» **Given exercise**: Go through the material and write it all out exactly, minus the pictures.

### Supplied material

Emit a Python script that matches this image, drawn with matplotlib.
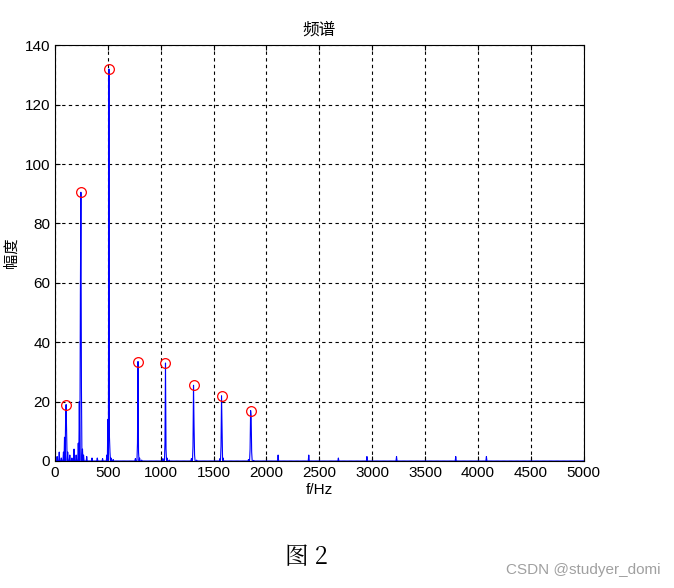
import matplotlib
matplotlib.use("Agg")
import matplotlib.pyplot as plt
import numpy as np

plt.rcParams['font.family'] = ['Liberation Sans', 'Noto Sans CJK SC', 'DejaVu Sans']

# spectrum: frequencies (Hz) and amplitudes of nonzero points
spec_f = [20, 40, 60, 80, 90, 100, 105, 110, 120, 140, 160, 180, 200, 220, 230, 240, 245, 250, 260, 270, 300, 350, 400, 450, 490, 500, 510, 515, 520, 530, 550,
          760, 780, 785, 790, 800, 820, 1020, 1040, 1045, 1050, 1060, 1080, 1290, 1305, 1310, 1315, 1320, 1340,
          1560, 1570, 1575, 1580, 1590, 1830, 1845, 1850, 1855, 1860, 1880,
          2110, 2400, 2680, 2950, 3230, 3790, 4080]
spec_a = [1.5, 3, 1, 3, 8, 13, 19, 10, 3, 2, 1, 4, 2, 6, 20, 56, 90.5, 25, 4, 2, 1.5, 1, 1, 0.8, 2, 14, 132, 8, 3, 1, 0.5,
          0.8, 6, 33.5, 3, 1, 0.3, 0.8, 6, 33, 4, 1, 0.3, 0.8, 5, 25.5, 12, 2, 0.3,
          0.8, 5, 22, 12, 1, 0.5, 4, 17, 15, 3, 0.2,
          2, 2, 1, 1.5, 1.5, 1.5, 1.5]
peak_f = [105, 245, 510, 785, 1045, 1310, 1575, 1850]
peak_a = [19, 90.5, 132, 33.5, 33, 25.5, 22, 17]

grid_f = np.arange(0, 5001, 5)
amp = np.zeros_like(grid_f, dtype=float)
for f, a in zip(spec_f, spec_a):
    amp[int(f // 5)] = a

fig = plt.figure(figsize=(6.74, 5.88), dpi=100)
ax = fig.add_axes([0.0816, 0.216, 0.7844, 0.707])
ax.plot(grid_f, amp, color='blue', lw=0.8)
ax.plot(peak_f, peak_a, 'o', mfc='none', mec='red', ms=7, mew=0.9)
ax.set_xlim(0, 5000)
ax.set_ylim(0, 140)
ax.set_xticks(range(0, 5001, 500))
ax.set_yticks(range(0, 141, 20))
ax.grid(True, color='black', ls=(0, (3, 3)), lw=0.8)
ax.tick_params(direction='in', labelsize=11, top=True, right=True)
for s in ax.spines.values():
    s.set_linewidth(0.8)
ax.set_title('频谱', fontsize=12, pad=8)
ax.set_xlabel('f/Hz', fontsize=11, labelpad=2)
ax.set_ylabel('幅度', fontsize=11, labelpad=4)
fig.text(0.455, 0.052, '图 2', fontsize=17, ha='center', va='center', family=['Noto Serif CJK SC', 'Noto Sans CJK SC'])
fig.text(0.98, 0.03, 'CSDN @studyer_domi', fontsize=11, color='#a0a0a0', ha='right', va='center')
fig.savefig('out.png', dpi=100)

######

» **The response**:
Emit a Python script that matches this image, drawn with matplotlib.
import matplotlib
matplotlib.use("Agg")
import matplotlib.pyplot as plt
import numpy as np

plt.rcParams['font.family'] = ['Liberation Sans', 'Noto Sans CJK SC', 'DejaVu Sans']

# spectrum: frequencies (Hz) and amplitudes of nonzero points
spec_f = [20, 40, 60, 80, 90, 100, 105, 110, 120, 140, 160, 180, 200, 220, 230, 240, 245, 250, 260, 270, 300, 350, 400, 450, 490, 500, 510, 515, 520, 530, 550,
          760, 780, 785, 790, 800, 820, 1020, 1040, 1045, 1050, 1060, 1080, 1290, 1305, 1310, 1315, 1320, 1340,
          1560, 1570, 1575, 1580, 1590, 1830, 1845, 1850, 1855, 1860, 1880,
          2110, 2400, 2680, 2950, 3230, 3790, 4080]
spec_a = [1.5, 3, 1, 3, 8, 13, 19, 10, 3, 2, 1, 4, 2, 6, 20, 56, 90.5, 25, 4, 2, 1.5, 1, 1, 0.8, 2, 14, 132, 8, 3, 1, 0.5,
          0.8, 6, 33.5, 3, 1, 0.3, 0.8, 6, 33, 4, 1, 0.3, 0.8, 5, 25.5, 12, 2, 0.3,
          0.8, 5, 22, 12, 1, 0.5, 4, 17, 15, 3, 0.2,
          2, 2, 1, 1.5, 1.5, 1.5, 1.5]
peak_f = [105, 245, 510, 785, 1045, 1310, 1575, 1850]
peak_a = [19, 90.5, 132, 33.5, 33, 25.5, 22, 17]

grid_f = np.arange(0, 5001, 5)
amp = np.zeros_like(grid_f, dtype=float)
for f, a in zip(spec_f, spec_a):
    amp[int(f // 5)] = a

fig = plt.figure(figsize=(6.74, 5.88), dpi=100)
ax = fig.add_axes([0.0816, 0.216, 0.7844, 0.707])
ax.plot(grid_f, amp, color='blue', lw=0.8)
ax.plot(peak_f, peak_a, 'o', mfc='none', mec='red', ms=7, mew=0.9)
ax.set_xlim(0, 5000)
ax.set_ylim(0, 140)
ax.set_xticks(range(0, 5001, 500))
ax.set_yticks(range(0, 141, 20))
ax.grid(True, color='black', ls=(0, (3, 3)), lw=0.8)
ax.tick_params(direction='in', labelsize=11, top=True, right=True)
for s in ax.spines.values():
    s.set_linewidth(0.8)
ax.set_title('频谱', fontsize=12, pad=8)
ax.set_xlabel('f/Hz', fontsize=11, labelpad=2)
ax.set_ylabel('幅度', fontsize=11, labelpad=4)
fig.text(0.455, 0.052, '图 2', fontsize=17, ha='center', va='center', family=['Noto Serif CJK SC', 'Noto Sans CJK SC'])
fig.text(0.98, 0.03, 'CSDN @studyer_domi', fontsize=11, color='#a0a0a0', ha='right', va='center')
fig.savefig('out.png', dpi=100)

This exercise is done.